As related to a nearby thread on Apple Watch and the experienced benefits of ECG and Apple Health for other TidBit(ters?-ties?), I totally forgot till just now (when a surprisingly already-tender bruise suddenly reminded me) that a couple folks here might be interested to know that Apple Watch Fall Detection actually works, and really damn well (maybe too well).
As embarrassing as it is to admit, I managed to fall in a restroom at the gym this evening, and somehow also managed to get myself wedged between the commode and the wall; I dinged my cheek bone on the porcelain (or maybe the flush handle/plumbing) on the way down, and my left elbow and knee got bumped pretty good; but worst of all, I got wedged in such a manner that my Apple Watch was trapped beneath my hip, and I didn’t hear it calling not only 911, but my emergency contacts.
Admittedly I was a bit disoriented, but most frustrating was that my Parkinson’s wouldn’t let me talk to my own muscles to get up and get myself out of the trap; I was facing the wrong way to reach the grab bars; I couldn’t get any leverage in the (thankfully flushed) bowl; I couldn’t even see my walker, which held my iPhone, from my porcelain and ceramic prison; but I was generally suppressing my panic remembering that I could always call for help to the stragglers still showering and dressing before closing time; that a staff member would surely be in to mop at some point; and that a loud 'Hey Siri… ’ was always an option.
To be totally honest, while it was definitely a selling point on the Series 4, I completely forgot I had even enabled FD in the first place; and while I could feel it tapping and vibrating the bejeezus out of my wrist for the first couple minutes I was on the floor, in my confused and slightly panicked state, I dismissed it as being an alarm or timer I forgot about (I often set timers for my workouts and PT).
Anyway, before I managed to get myself fully extracted and back on my feet, I started hearing lots of commotion in the locker room, and suddenly realized I was who these loud voices were asking if “Is anyone in distress?”, etc., and before I could reply – and make myself decent – a fireman… errr… fireperson was pounding on the stall door and looking under the partition.

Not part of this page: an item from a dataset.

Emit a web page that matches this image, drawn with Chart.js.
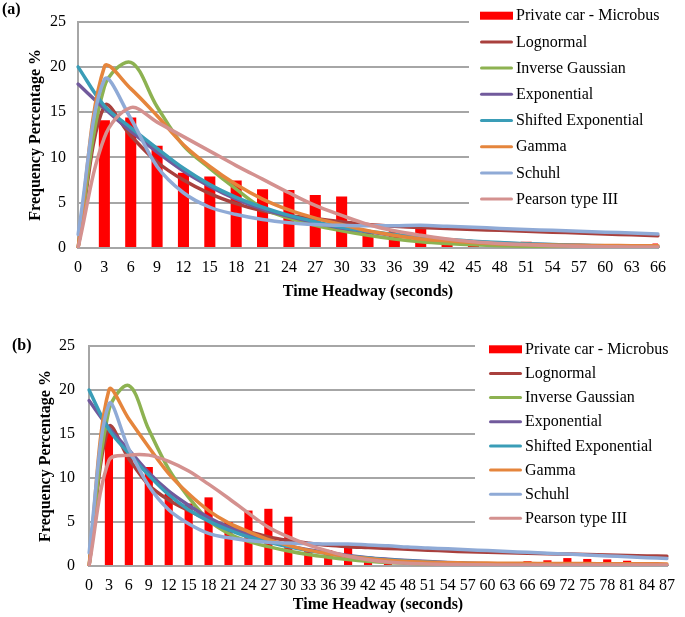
<!DOCTYPE html>
<html><head><meta charset="utf-8">
<script src="https://cdn.jsdelivr.net/npm/chart.js@4.4.0/dist/chart.umd.min.js"></script>
<style>
html,body{margin:0;padding:0;background:#fff;width:685px;height:617px;overflow:hidden;}
canvas{position:absolute;left:0;}
#ca{top:0;width:685px;height:300px;}
#cb{top:300px;width:685px;height:317px;}
</style></head><body>
<canvas id="ca" width="685" height="300"></canvas>
<canvas id="cb" width="685" height="317"></canvas>
<script>
// ---------- data ----------
const seriesNames = ['Private car - Microbus','Lognormal','Inverse Gaussian','Exponential','Shifted Exponential','Gamma','Schuhl','Pearson type III'];
const seriesColors = ['#FF0000','#A9403D','#8DB251','#715A9C','#3A9DB7','#E5853C','#8FAAD6','#D4918F'];
const yTitle = 'Frequency Percentage %';
const xTitle = 'Time Headway (seconds)';

// panel (a)
const catsA = [0,3,6,9,12,15,18,21,24,27,30,33,36,39,42,45,48,51,54,57,60,63,66];
const barA = [0,14.1,14.4,11.3,8.3,7.9,7.45,6.5,6.4,5.85,5.7,2.0,2.0,2.2,0.7,0.5,0.3,0.7,0.1,0,0.4,0,0.5];
const lognA = [0,15.7,12.4,9.5,7.5,6.0,4.9,4.1,3.6,3.25,2.9,2.6,2.4,2.25,2.15,2.05,1.95,1.85,1.75,1.65,1.55,1.45,1.35];
const invGA = [0,17.8,20.5,15.6,11.3,8.8,6.5,4.4,3.3,2.5,1.9,1.4,1.0,0.7,0.5,0.35,0.25,0.18,0.13,0.1,0.08,0.06,0.05];
const expA = [18.1,15.4,12.9,10.6,8.5,6.8,5.4,4.3,3.5,2.8,2.2,1.8,1.4,1.1,0.9,0.7,0.56,0.45,0.36,0.29,0.23,0.18,0.15];
const shExpA = [20.0,15.7,13.3,11.0,8.8,7.0,5.6,4.5,3.6,2.9,2.3,1.85,1.5,1.2,0.95,0.75,0.6,0.48,0.38,0.3,0.24,0.19,0.15];
const gammaA = [0,20.0,17.6,14.6,11.4,9.0,7.0,5.4,4.2,3.3,2.6,1.9,1.4,1.0,0.8,0.6,0.45,0.38,0.33,0.3,0.28,0.26,0.25];
const schuhlA = [1.5,18.6,14.3,9.0,6.1,4.5,3.7,3.15,2.8,2.6,2.5,2.45,2.45,2.5,2.4,2.3,2.15,2.05,1.95,1.85,1.75,1.65,1.55];
const pearsonA = [0,12.2,15.5,13.9,12.3,10.7,9.1,7.6,6.1,4.7,3.6,2.6,1.9,1.4,1.0,0.7,0.5,0.35,0.25,0.18,0.15,0.12,0.1];

// panel (b)
const catsB = [0,3,6,9,12,15,18,21,24,27,30,33,36,39,42,45,48,51,54,57,60,63,66,69,72,75,78,81,84,87];
const barB = [0,15.2,12.4,11.25,8.2,7.1,7.8,5.0,6.3,6.5,5.6,1.8,1.8,2.2,0.9,0.6,0.4,0.3,0.1,0,0,0,0.55,0.65,0.9,0.8,0.75,0.6,0.45,0];
const lognB = [0,15.8,12.2,9.2,7.5,6.3,5.3,4.5,3.9,3.3,2.9,2.6,2.35,2.2,2.1,2.0,1.9,1.8,1.7,1.62,1.56,1.5,1.45,1.4,1.35,1.3,1.25,1.2,1.15,1.1];
const invGB = [0,17.7,20.5,15.5,11.0,7.8,5.2,3.7,2.8,2.2,1.7,1.3,1.0,0.75,0.55,0.4,0.3,0.22,0.16,0.12,0.09,0.07,0.05,0.04,0.03,0.03,0.02,0.02,0.01,0.01];
const expB = [18.8,15.7,13.2,10.6,8.5,6.9,5.5,4.4,3.6,2.9,2.3,1.85,1.5,1.2,0.95,0.77,0.62,0.5,0.4,0.32,0.26,0.21,0.17,0.14,0.11,0.09,0.07,0.06,0.05,0.04];
const shExpB = [20.0,15.5,12.8,10.3,8.1,6.4,5.1,4.1,3.3,2.7,2.2,1.75,1.4,1.1,0.9,0.7,0.56,0.45,0.36,0.29,0.23,0.18,0.15,0.12,0.1,0.08,0.06,0.05,0.04,0.03];
const gammaB = [0,20.0,16.7,13.5,10.5,8.2,6.3,4.9,3.9,3.0,2.35,1.8,1.4,1.1,0.85,0.65,0.5,0.42,0.38,0.35,0.33,0.31,0.3,0.29,0.28,0.27,0.26,0.25,0.25,0.24];
const schuhlB = [1.5,18.4,13.3,9.1,6.4,4.8,3.7,3.2,2.9,2.7,2.6,2.55,2.5,2.5,2.4,2.3,2.15,2.05,1.95,1.85,1.75,1.65,1.55,1.45,1.35,1.25,1.15,1.05,0.95,0.85];
const pearsonB = [0,12.0,12.6,12.6,11.9,10.8,9.3,7.7,6.0,4.4,3.3,2.4,1.7,1.1,0.7,0.45,0.3,0.22,0.18,0.15,0.13,0.12,0.11,0.1,0.1,0.1,0.1,0.1,0.1,0.1];

// ---------- rendering ----------
const FONT = "'Liberation Serif','Times New Roman',serif";

const panelLegend = {
  id: 'panelLegend',
  afterDraw(chart, args, o) {
    const ctx = chart.ctx;
    ctx.save();
    ctx.fillStyle = '#fff';
    ctx.fillRect(o.boxLeft, 0, chart.width - o.boxLeft, o.boxBottom);
    ctx.font = '16px ' + FONT;
    ctx.textBaseline = 'middle';
    ctx.textAlign = 'left';
    chart.data.datasets.forEach((ds, i) => {
      const y = o.rowY0 + i * o.rowGap;
      if (ds.type === 'bar') {
        ctx.fillStyle = ds.backgroundColor;
        ctx.fillRect(o.sampleX, y - 4, o.sampleW, 8);
      } else {
        ctx.strokeStyle = ds.borderColor;
        ctx.lineWidth = 3;
        ctx.lineCap = 'round';
        ctx.beginPath();
        ctx.moveTo(o.sampleX + 1.5, y);
        ctx.lineTo(o.sampleX + o.sampleW - 1.5, y);
        ctx.stroke();
      }
      ctx.fillStyle = '#000';
      ctx.fillText(ds.label, o.textX, y + 0.5);
    });
    ctx.font = 'bold 16px ' + FONT;
    ctx.fillText(o.tag, o.tagX, o.tagY);
    ctx.restore();
  }
};

function makeChart(id, cats, bars, lines, opt) {
  const datasets = [{
    type: 'bar', label: seriesNames[0], data: bars,
    backgroundColor: seriesColors[0], borderWidth: 0,
    barPercentage: opt.barPct, categoryPercentage: 1, order: 10
  }];
  lines.forEach((d, k) => {
    datasets.push({
      type: 'line', label: seriesNames[k + 1], data: d,
      borderColor: seriesColors[k + 1], backgroundColor: seriesColors[k + 1],
      borderWidth: 3.5, pointRadius: 0, tension: 0.35, fill: false,
      borderCapStyle: 'round', borderJoinStyle: 'round', order: 8 - k
    });
  });
  return new Chart(document.getElementById(id), {
    type: 'bar',
    data: { labels: cats, datasets },
    options: {
      responsive: false, animation: false, devicePixelRatio: 1,
      layout: { padding: { left: 0, right: opt.padR, top: opt.padT, bottom: 0 } },
      plugins: {
        legend: { display: false }, tooltip: { enabled: false },
        panelLegend: opt.legend
      },
      scales: {
        x: {
          type: 'category', offset: false,
          grid: { display: false, drawTicks: false },
          border: { display: true, color: '#A6A6A6', width: 2 },
          ticks: { autoSkip: false, maxRotation: 0, minRotation: 0, color: '#000', padding: 10,
                   font: { family: FONT, size: 16 } },
          title: { display: true, text: xTitle, color: '#000',
                   font: { family: FONT, size: 16, weight: 'bold', lineHeight: 1 },
                   padding: { top: 0, bottom: opt.xTitlePad } },
          afterFit(s) { s.height = opt.xH; }
        },
        y: {
          min: 0, max: 25,
          grid: { color: '#A6A6A6', lineWidth: 2, drawTicks: false },
          border: { display: true, color: '#A6A6A6', width: 2 },
          ticks: { stepSize: 5, color: '#000', padding: opt.yTickPad,
                   font: { family: FONT, size: 16 } },
          title: { display: true, text: yTitle, color: '#000',
                   font: { family: FONT, size: 16, weight: 'bold', lineHeight: 1 },
                   padding: { top: opt.yTitlePad, bottom: 0 } },
          afterFit(s) { s.width = opt.yW; }
        }
      }
    },
    plugins: [panelLegend]
  });
}

makeChart('ca', catsA, barA, [lognA, invGA, expA, shExpA, gammaA, schuhlA, pearsonA], {
  barPct: 0.42, padR: 27, padT: 12, xH: 52, yW: 78, xTitlePad: 0, yTickPad: 12, yTitlePad: 28,
  legend: { boxLeft: 469, boxBottom: 214, sampleX: 480, sampleW: 33, textX: 516, rowY0: 15.7, rowGap: 26.2,
            tag: '(a)', tagX: 2, tagY: 10 }
});
makeChart('cb', catsB, barB, [lognB, invGB, expB, shExpB, gammaB, schuhlB, pearsonB], {
  barPct: 0.41, padR: 15, padT: 46, xH: 51, yW: 89, xTitlePad: 4, yTickPad: 14, yTitlePad: 38,
  legend: { boxLeft: 475, boxBottom: 232, sampleX: 489, sampleW: 33, textX: 525, rowY0: 49.3, rowGap: 24.15,
            tag: '(b)', tagX: 12, tagY: 46 }
});
</script></body></html>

Humiliating. Absolutely humiliating.
I was also shocked to learn that it had been over nine minutes between my fall and her discovery, so maybe I was more disoriented than I thought.
Of course there was lots of paramedic drama and multiple refusals for transport to the hospital (I already had too much hospital boredom food last weekend, thanks; I’m at the gym to swim it all back off); plus I had to figure out how many of my contacts had to be notified to stand down (that was a treat).
Thankfully I didn’t have to further suffer much of a germaphobic OCD panic attack, as Boulder does a great job of not letting the handicap stall floors get too disgusting, and, obviously, a second shower was merely a few yards away.
That reminds me, I had another fall (due to passing out from the pain of what turned out to be passing a gallstone) in July in my own shower while wearing my Series 3; thank goodness for that mistake (I usually have it on the charger in my office while showering), and I also couldn’t make my muscles respond to reach my oh-so-close-but-can’t-quite-snag-it panic button that lives in the shower; I have “housemates” on a separate floor, but they couldn’t hear me (and I’m not sure I was even able to make much sound through the continually spasming pain); when it finally occurred to me that I could just 'Hey Siri… ’ that beautiful black rectangle on my wrist, and rescue was there in mere minutes.
That time I happily took the ambulance ride – and the morphine, oh, thank you, morphine, Ativan, etc. – as that was already hour seven of excruciating, breathtaking, tear-streaming spasmodic pain, to the point where, as stated, I literally passed out from blinding, unbreathable agony (while seated, no less).
I had no idea I was passing a stone; I thought it was just yet another bizarre neuropathy/neuralgia my body has been experiencing these past few years. I’ve had some wicked injuries, but that, my friends, is something I wish on no one (well, maybe a couple of current world leaders).
I was shocked to hear from several mothers who also had passed gallstones, and they said they’d happily trade it for more childbirth. That really surprised me; as men, we are generally taught we are being babies for complaining about pain when mothers lord childbirth over our heads.
Anyway, buy an Apple Watch for yourself or anyone you consider a fall risk; that’s two demonstrations for me inside six months that it is pretty much a permanent part of my future.